Polish troops claimed on Wednesday night (16 December) to have re-established control in three northern Polish cities - Gdansk, Gydnia and Sopot - after a wave of violent streets fighting believed to have been sparked off by sharp rises in food and fuel prices.
An official broadcast from Warsaw said that six people were killed in the clashes, and many injured. Other reports said more than a hundred and fifty police were injured.
A night curfew was imposed "to protect life, and to ensure peace and public order." Reports reaching the West said public buildings were set on fire and cars, trucks, stores and shops destroyed. Police and troops were given orders to fire, and tanks and water cannot were employed.
The price increases, coupled with reductions in the coasts of some consumer goods, were approved on Monday (14 December) as fully justified by Communist Party leader Wladyslaw Gomulka, who now seems faced with a problem which may well get further out of control.
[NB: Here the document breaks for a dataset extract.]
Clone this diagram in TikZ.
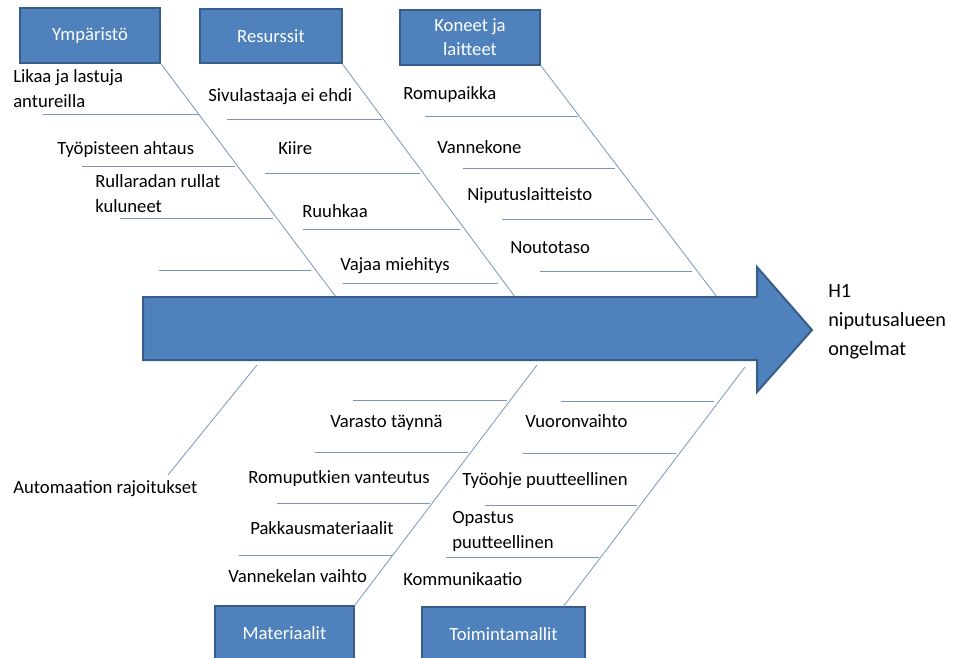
\documentclass[tikz,border=0pt]{standalone}
\usepackage{fontspec}
\setmainfont{Carlito}
\usetikzlibrary{positioning}
\definecolor{FishBlue}{RGB}{79,129,189}
\definecolor{FishEdge}{RGB}{56,93,138}
\definecolor{BoneLine}{RGB}{120,150,192}

\begin{document}
\begin{tikzpicture}[x=0.75pt,y=-0.75pt,
  category/.style={draw=FishEdge,fill=FishBlue,line width=1.5pt,
                   minimum height=41pt,align=center,text=white,
                   font=\fontsize{14}{18}\selectfont,inner sep=2pt},
  cause/.style={anchor=base west,inner sep=0pt,align=left,
                font=\fontsize{14}{18.5}\selectfont},
  bone/.style={draw=BoneLine,line width=0.6pt},
]
\useasboundingbox (0,0) rectangle (960,657);
\clip (0,0) rectangle (960,657);

% category boxes
\node[category,minimum width=105pt] (env) at (90,35.5) {Ympäristö};
\node[category,minimum width=106pt] (res) at (271,36) {Resurssit};
\node[category,minimum width=105pt] (mach) at (470,37.5) {Koneet ja\\laitteet};
\node[category,minimum width=104pt] (mat) at (284.5,633.5) {Materiaalit};
\node[category,minimum width=122pt] (ops) at (503.5,634.5) {Toimintamallit};

% where the bones meet the spine
\coordinate (envEnd) at (336,297);
\coordinate (resEnd) at (515,297);
\coordinate (machEnd) at (717,297);
\coordinate (autoTop) at (257,365);
\coordinate (autoEnd) at (168,475);
\coordinate (matTop) at (537,365);
\coordinate (opsTop) at (745,367);
\coordinate (opsEnd) at (563,607);

\draw[bone] (env.south east) -- (envEnd);
\draw[bone] (res.south east) -- (resEnd);
\draw[bone] (mach.south east) -- (machEnd);
\draw[bone] (autoTop) -- (autoEnd);
\draw[bone] (matTop) -- (mat.north east);
\draw[bone] (opsTop) -- (opsEnd);

% ribs
\foreach \ya/\xa/\xb [count=\i] in {114/43/199, 166/82/235, 218/120/273, 270/159/311,
    119/227/382, 173/265/420, 229/303/460, 283/343/498,
    116/425/578, 168/463/615, 219/502/653, 271/540/692,
    400/353/507, 452/315/468, 503/277/430, 555/239/393,
    401/561/714, 453/523/676, 505/485/637, 557/446/599}
{
  \coordinate (rib\i-l) at (\xa,\ya);
  \coordinate (rib\i-r) at (\xb,\ya);
  \draw[bone] (rib\i-l) -- (rib\i-r);
}

% spine
\draw[draw=FishEdge,fill=FishBlue,line width=1.5pt,line join=miter]
  (143,297) -- (757,297) -- (757,267) -- (812,330) -- (757,392)
  -- (757,360) -- (143,360) -- cycle;
\coordinate (spineTip) at (812,330);

% causes: Ympäristö
\node[cause] (dirt) at (13,107) {Likaa ja lastuja\\antureilla};
\node[cause] (cramp) at (57,154) {Työpisteen ahtaus};
\node[cause] (roll) at (95,212) {Rullaradan rullat\\kuluneet};
% causes: Resurssit
\node[cause] (side) at (208,101) {Sivulastaaja ei ehdi};
\node[cause] (rush) at (278,154) {Kiire};
\node[cause] (jam) at (302,217) {Ruuhkaa};
\node[cause] (crew) at (340,270) {Vajaa miehitys};
% causes: Koneet ja laitteet
\node[cause] (scrap) at (403,99) {Romupaikka};
\node[cause] (strap) at (437,153) {Vannekone};
\node[cause] (bundle) at (467,200) {Niputuslaitteisto};
\node[cause] (pickup) at (510,253) {Noutotaso};
% causes: below
\node[cause] (auto) at (13,493) {Automaation rajoitukset};
\node[cause] (store) at (330,427) {Varasto täynnä};
\node[cause] (pipes) at (248,483) {Romuputkien vanteutus};
\node[cause] (pack) at (250,534) {Pakkausmateriaalit};
\node[cause] (coil) at (228,582) {Vannekelan vaihto};
\node[cause] (shift) at (525,427) {Vuoronvaihto};
\node[cause] (instr) at (462,485) {Työohje puutteellinen};
\node[cause] (guide) at (452,548) {Opastus\\puutteellinen};
\node[cause] (comm) at (403,585) {Kommunikaatio};

% effect
\node[cause,font=\fontsize{15.2}{21.5}\selectfont] (effect) at (828,355)
  {H1\\niputusalueen\\ongelmat};
\end{tikzpicture}
\end{document}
Economic experts have made clear that the Government changes were aimed at switching consumption away from scarce foods to consumer durable.
Usually reliable sources reported trouble over the price increases at the Cegielski diesel marine engine works in Poznan, West Poland, and in an automobile plant at Zeran, on the outskirts of Warsaw.
Extra militia were said to have been drafted to Poznan, scene of the 1956 riots in which 53 people were killed. Central Warsaw was reported to be calm, with no more militiamen on the streets than usual.